April 20, 2011 (CHICAGO)

In this Intelligence Report: Angelson's appointment has been years in the making.

There has been a strong mutual admiration between politician Emanuel and businessman Angelson for years, from Emanuel's days as a congressman, through his time in the White House, and now as Chicago mayor.

Even though Angelson gave a sizable contribution to the Emanuel campaign for mayor last fall, you really can't call this pay-to-play.

"I am pleased to announce that a leading business executive with a tremendous record in the private sector has agreed to join the city government for a dollar a year," said Emanuel.

It was fitting, that at Wednesday's announcement Angelson stood to Emanuel's right, because he was described as the mayor-elect's right hand man in fixing the city economy.
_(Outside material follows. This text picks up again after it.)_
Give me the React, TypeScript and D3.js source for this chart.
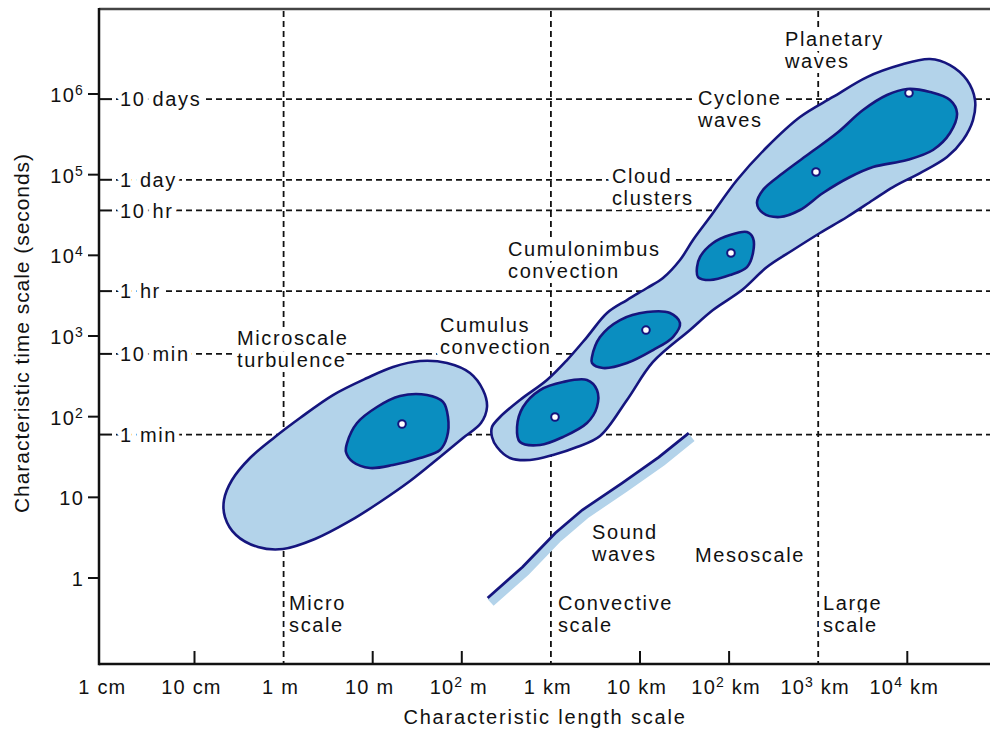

"Mark Angelson has headed several major companies throughout his career including the Chicago-based Fortune 500 R.R. Donnelly. As a printing industry leader during a period of rapid consolidation and technological change, Mark won respect for his team-building and his ability to navigate complex transactions," said Emanuel.

It was when Emanuel was serving as a U.S. congressman from the North Side that he cited Angelson for enrolling RR Donnelly employees in its company 401k retirement plan, a benefit Emanuel backed for all employees in a 2005 legislative package he sponsored.

The mutual admiration continued last fall when state election records show Angelson, living and working in New York at the time, kicked in a $10,000 contribution to Emanuel's Chicago mayoral campaign.

Then, while appearing in a financial forum shortly after White House Chief of Staff Emanuel won the Chicago election in November, Angelson defended Emanuel. He assured the panel that Emanuel was pro-business.

The deputy-mayor-to-be is frequently seen in the society pages, though Wednesday it was a nuts and bolts rundown of his upcoming public service.

"He will evaluate every one of the city's programs," said Emanuel. "He will ask tough questions about ways we can bring down costs, improve services, promote efficiency and transparency."

The transparency did not begin Wednesday, however. Just as Mayor-elect Emanuel did when unveiling his selection for school superintendent on Monday, Angelson was not allowed to take questions from reporters. In the past, Angelson has said he is not an economist. On day one, however, Emanuel has him in charge of fixing Chicago's deficit. Angelson says he is a businessman, and when he was at RR Donnelly he was No. 216 on the Forbes list of highest paid executives.